[Python-ideas] Support Unicode code point notation

Sat Jul 27 13:17:00 CEST 2013

On Sat, Jul 27, 2013 at 12:01 PM, Steven D'Aprano <steve at pearwood.info> wrote:
> Unicode's standard notation for code points is U+ followed by a 4, 5 or 6
> hex digit string, such as π = U+03C0. This notation is found throughout the
> Unicode Consortium's website, e.g.:
>
> http://www.unicode.org/versions/corrigendum2.html
>
> as well as in third party sites that have reason to discuss Unicode code
> points, e.g.:
>
> https://en.wikipedia.org/wiki/Eth#Computer_input
>
> I propose that Python strings support this as the preferred escape notation
> for Unicode code points:
>
> '\U+03C0'
> => 'π'
>
> The existing \U and \u variants must be kept for backwards compatibility,
> but should be (mildly) discouraged in new code.

As Marc-Andre Lemburg said, C, C++ and Java use the same notation as
Python does.

And there is NO programming language implementing the U+ syntax.  Why
should we?  Why should we violate de-facto standards?

Existing programming languages use one or more of:

a) \uHHHH
b) \UHHHHHHHH
c) \u{H..HHHHHH} (eg. Ruby)
c) \xH..HH
d) \x{H..HHHHHH}
e) \O..OOO

and probably some more variants I am not aware of or forgot about, but
there is probably no programming language that does \U+{H..HHHHHH}, so
why should we?

> Doesn't this violate "Only One Way To Do It"?
> ---------------------------------------------
>
> That's not what the Zen says. The Zen says there should be One Obvious Way
> to do it, not Only One. It is my hope that we can agree that the One Obvious
> Way to refer to a Unicode character by its code point is by using the same
> notation that the Unicode Consortium uses:
>
> d <=> U+0064
>
> and leave legacy escape sequences as the not-so-obvious ways to do it:
>
> \x64 \144 \u0064 \U00000064

For a C, C++, Java or some other programmers, the ABOVE ways are the
obvious ways to do it.  \U+ definitely is not.  Even something as
basic as GNU echo uses the \u \U syntax.

> Why do we need yet another way of writing escape sequences?
> -----------------------------------------------------------
>
> We don't need another one, we need a better one. U+xxxx is the standard
> Unicode notation, while existing Python escapes have various problems.

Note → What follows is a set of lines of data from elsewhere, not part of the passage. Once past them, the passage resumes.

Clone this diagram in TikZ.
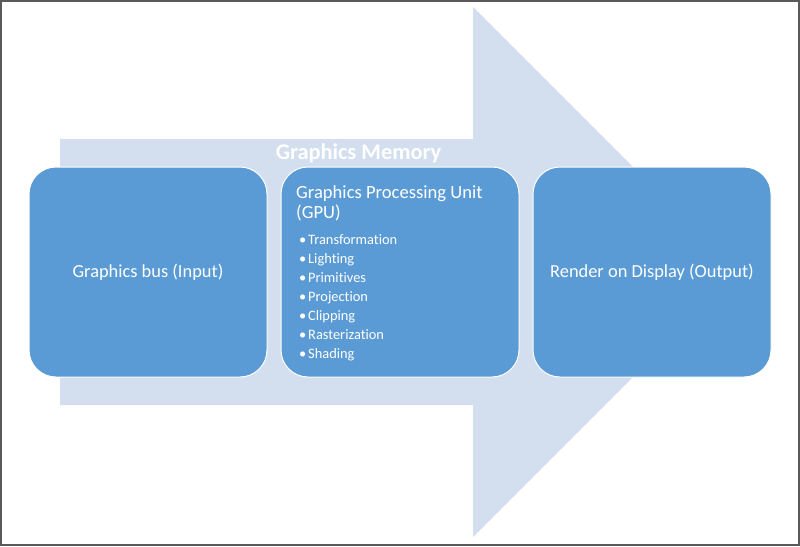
\documentclass[tikz,border=0pt]{standalone}
\usepackage{fontspec}
\setmainfont{Carlito}[RawFeature={-liga;-clig;-dlig}]
\definecolor{boxblue}{HTML}{5B9BD5}
\definecolor{arrowblue}{HTML}{D3DFEF}
\definecolor{framegray}{HTML}{5A5A5A}
\begin{document}
\begin{tikzpicture}[x=1pt,y=-1pt,
  stagebox/.style={draw=white, line width=1pt, fill=boxblue, rounded corners=27pt,
    minimum width=238pt, minimum height=210pt, inner sep=0pt, text=white,
    font=\fontsize{18.4}{22}\selectfont},
  memlabel/.style={anchor=base, inner sep=0pt, text=white, font=\fontsize{22.4}{26}\selectfont\bfseries},
  gputitle/.style={anchor=base west, inner sep=0pt, text=white, font=\fontsize{18.6}{22}\selectfont},
  bulletitem/.style={anchor=base west, inner sep=0pt, text=white, font=\fontsize{14.4}{17}\selectfont},
]
\useasboundingbox (0,0) rectangle (800,546);
\fill[white] (0,0) rectangle (800,546);
\draw[framegray, line width=2pt] (1,1) rectangle (799,545);
\fill[arrowblue] (60,139) -- (473,139) -- (473,7) -- (738,272) -- (473,537) -- (473,405) -- (60,405) -- cycle;
\node[memlabel] (mem) at (358.5,159.5) {Graphics Memory};
\node[stagebox] (input) at (148,272) {Graphics bus (Input)};
\node[stagebox] (gpu) at (400,272) {};
\node[stagebox] (output) at (652,272) {Render on Display (Output)};
\node[gputitle] (gput1) at (296,198.5) {Graphics Processing Unit};
\node[gputitle] (gput2) at (296,218.5) {(GPU)};
\foreach \t [count=\i] in {Transformation,Lighting,Primitives,Projection,Clipping,Rasterization,Shading}
  \node[bulletitem] (b\i) at (299,225+19*\i) {\makebox[9pt][l]{•}\t};
\end{tikzpicture}
\end{document}
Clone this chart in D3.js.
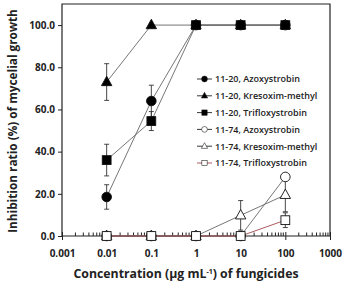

…standard notation that NO programming language uses.  In English,
sure thing — go for those fancy U+H..HHHHHH things, that’s what they
are for.

> One-byte hex and oct escapes are a throwback to the old one-byte ASCII days,
> and reflect an obsolete idea of strings being equivalent to bytes. Backwards
> compatibility requires that we continue to support them, but they shouldn't
> be encouraged in strings.

Py2k’s str or Py3k’s bytes still exist and are used.  This is also
where you would use \xHH or \OOO.

> Two-byte \u escapes are harmless, so long as you imagine that Unicode is a
> 16-bit character set. Unfortunately, it is not. \u does not support code
> points in the Supplementary Multilingual Planes (those with ordinal value
> greater than 0xFFFF), and can silently give the wrong result if you make a
> mistake in counting digits:
>
> # I want EGYPTIAN HIEROGLYPH D010 (Eye of Horus)
> s = '\u13080'
> => oops, I get 'ገ0' (ETHIOPIC SYLLABLE GA, ZERO)
>
> Four-byte \U escape sequences support the entire Unicode character set, but
> they are terribly verbose, and the first three digits are *always* zero.
> Python doesn't (and shouldn't) support \U escapes beyond 10FFFF, so the
> first three digits of the eight digit hex value are pointless.

Ruby handles this wonderfully with what I called syntax (c) above.
So, maybe instead of this, let’s get working on \u{H..HHHHHH}?

> [snip]
>
> Variable number of digits? Isn't that a bad thing?
> --------------------------------------------------
>
> It's neither good nor bad. Octal escapes already support from 1 to 3 oct
> digits. In some languages (but not Python), hex escapes support from 1 to an
> unlimited number of hex digits.

This is bad, because of hex digits.

Consider this:

'\U+0002two'

Would get us Start of Text (aka ^B), and the letters 't', 'w' and 'o'.

And when we wanted to go with French,

'\U+0002deux'

We will find ourselves with MODIFIER LETTER RHOTIC HOOK, 'u' and 'x'.  Uh-oh!

(example above based on another one from Unicode mailing list archives.)

> [snip]

Overall, huge nonsense.  If you care about some wasted zeroes, why not
propose to steal Ruby’s syntax, denoted as (c) in this message?

-- 
Chris “Kwpolska” Warrick <http://kwpolska.tk>
PGP: 5EAAEA16
stop html mail | always bottom-post | only UTF-8 makes sense